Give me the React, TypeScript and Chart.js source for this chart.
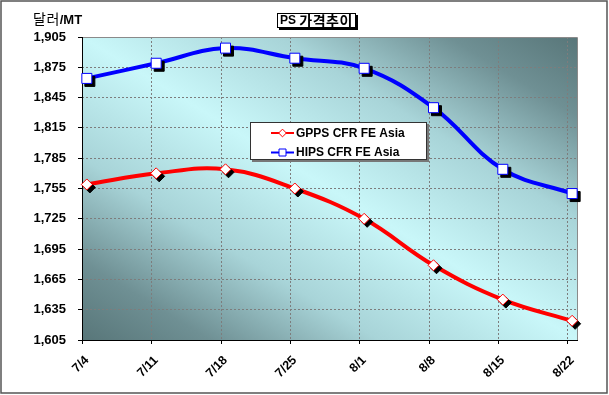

---

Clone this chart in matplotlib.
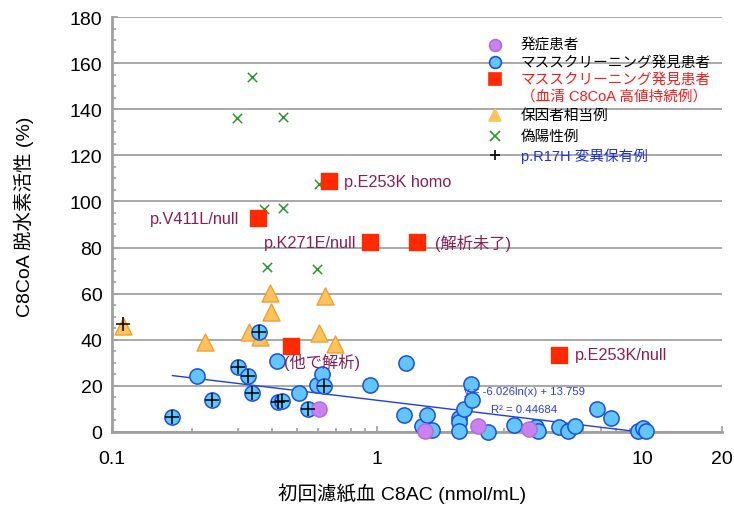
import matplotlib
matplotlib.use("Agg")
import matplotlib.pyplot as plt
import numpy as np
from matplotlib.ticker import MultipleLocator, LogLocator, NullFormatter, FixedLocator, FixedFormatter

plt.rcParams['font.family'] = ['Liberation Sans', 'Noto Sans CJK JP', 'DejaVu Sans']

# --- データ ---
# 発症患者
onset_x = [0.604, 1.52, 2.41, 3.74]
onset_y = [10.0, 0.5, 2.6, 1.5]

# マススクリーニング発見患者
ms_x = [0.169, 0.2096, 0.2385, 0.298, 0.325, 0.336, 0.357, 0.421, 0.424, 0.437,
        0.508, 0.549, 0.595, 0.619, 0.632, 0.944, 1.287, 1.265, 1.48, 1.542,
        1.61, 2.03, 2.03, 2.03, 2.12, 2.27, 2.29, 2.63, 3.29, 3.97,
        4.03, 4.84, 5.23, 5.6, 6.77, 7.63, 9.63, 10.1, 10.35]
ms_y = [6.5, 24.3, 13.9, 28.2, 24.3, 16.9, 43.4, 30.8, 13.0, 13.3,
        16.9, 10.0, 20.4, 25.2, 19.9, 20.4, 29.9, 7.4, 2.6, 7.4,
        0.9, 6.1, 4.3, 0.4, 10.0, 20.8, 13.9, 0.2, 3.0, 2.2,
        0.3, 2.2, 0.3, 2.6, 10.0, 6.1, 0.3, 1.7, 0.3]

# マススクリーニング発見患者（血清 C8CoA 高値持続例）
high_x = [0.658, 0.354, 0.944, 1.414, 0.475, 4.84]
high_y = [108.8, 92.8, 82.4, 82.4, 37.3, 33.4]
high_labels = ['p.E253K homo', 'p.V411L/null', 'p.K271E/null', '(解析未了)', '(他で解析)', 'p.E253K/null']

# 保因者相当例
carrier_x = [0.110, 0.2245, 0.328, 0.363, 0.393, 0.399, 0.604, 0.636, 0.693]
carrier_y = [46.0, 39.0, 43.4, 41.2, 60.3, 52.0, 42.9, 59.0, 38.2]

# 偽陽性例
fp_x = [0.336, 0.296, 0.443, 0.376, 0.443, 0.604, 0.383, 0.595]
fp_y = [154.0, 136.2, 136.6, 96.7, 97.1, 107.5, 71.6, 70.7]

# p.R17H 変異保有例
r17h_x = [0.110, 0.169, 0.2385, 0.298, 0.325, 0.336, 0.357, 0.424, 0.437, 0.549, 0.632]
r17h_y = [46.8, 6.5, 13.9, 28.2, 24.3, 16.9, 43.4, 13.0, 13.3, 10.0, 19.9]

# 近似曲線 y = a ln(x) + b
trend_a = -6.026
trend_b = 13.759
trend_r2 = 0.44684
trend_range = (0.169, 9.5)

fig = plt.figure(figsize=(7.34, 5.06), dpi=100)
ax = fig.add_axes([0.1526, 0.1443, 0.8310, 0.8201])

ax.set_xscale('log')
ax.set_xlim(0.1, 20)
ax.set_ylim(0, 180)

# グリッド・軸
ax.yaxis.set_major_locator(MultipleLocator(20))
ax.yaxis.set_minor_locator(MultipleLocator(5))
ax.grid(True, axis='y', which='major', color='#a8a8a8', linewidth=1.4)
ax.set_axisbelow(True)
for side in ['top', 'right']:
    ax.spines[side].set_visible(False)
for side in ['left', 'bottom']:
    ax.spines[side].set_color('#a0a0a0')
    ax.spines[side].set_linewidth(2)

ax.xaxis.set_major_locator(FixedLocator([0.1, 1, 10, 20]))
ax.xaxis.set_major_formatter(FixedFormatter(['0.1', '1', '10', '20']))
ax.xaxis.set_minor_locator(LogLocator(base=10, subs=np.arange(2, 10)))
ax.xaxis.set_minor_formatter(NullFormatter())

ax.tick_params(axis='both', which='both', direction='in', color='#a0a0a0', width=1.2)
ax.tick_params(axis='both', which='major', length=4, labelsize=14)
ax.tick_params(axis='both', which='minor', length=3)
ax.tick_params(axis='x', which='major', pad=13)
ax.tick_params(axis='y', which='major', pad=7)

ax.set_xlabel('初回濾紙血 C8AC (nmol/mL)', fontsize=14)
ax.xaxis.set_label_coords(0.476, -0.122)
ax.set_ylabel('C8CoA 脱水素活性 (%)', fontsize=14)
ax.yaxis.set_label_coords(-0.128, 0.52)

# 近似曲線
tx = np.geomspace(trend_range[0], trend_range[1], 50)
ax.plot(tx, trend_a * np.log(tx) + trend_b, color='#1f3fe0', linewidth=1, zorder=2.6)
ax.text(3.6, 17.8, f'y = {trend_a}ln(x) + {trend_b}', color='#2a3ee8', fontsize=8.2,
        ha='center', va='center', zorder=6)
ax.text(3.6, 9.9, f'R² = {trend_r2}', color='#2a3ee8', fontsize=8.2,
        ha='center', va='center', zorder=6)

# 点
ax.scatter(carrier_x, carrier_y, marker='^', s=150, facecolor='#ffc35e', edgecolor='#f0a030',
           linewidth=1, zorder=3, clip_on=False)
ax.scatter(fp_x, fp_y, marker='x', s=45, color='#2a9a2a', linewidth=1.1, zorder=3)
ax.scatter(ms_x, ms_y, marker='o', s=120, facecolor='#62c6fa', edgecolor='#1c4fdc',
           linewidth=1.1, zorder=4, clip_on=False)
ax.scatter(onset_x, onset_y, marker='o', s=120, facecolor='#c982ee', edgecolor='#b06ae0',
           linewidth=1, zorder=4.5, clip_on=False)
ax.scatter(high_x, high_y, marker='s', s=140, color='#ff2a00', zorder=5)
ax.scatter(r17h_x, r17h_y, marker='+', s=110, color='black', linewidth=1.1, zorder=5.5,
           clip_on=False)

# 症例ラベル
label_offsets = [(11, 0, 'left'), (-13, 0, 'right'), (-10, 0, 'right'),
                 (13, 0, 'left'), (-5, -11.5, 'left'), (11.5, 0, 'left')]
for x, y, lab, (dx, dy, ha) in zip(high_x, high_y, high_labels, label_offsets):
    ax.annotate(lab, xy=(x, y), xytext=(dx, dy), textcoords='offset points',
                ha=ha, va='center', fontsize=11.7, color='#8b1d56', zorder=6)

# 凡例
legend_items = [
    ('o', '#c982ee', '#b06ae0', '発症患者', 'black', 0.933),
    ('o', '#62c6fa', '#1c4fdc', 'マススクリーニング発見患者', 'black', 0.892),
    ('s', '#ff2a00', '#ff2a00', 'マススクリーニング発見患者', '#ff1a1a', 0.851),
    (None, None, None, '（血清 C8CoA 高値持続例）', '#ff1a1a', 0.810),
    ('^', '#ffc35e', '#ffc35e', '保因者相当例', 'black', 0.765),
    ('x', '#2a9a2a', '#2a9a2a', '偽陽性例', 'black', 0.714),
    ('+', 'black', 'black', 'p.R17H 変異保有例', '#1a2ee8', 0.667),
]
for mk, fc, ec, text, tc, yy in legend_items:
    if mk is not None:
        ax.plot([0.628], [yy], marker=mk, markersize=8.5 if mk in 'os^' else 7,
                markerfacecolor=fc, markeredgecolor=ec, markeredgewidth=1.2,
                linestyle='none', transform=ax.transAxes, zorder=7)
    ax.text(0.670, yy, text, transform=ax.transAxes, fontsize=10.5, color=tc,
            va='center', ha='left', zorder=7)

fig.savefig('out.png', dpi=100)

THE TASK: Scan the material above. Copy each line that holds the word "matplotlib".

OUTPUT OF THE EXERCISE:
Clone this chart in matplotlib.
import matplotlib
matplotlib.use("Agg")
import matplotlib.pyplot as plt
from matplotlib.ticker import MultipleLocator, LogLocator, NullFormatter, FixedLocator, FixedFormatter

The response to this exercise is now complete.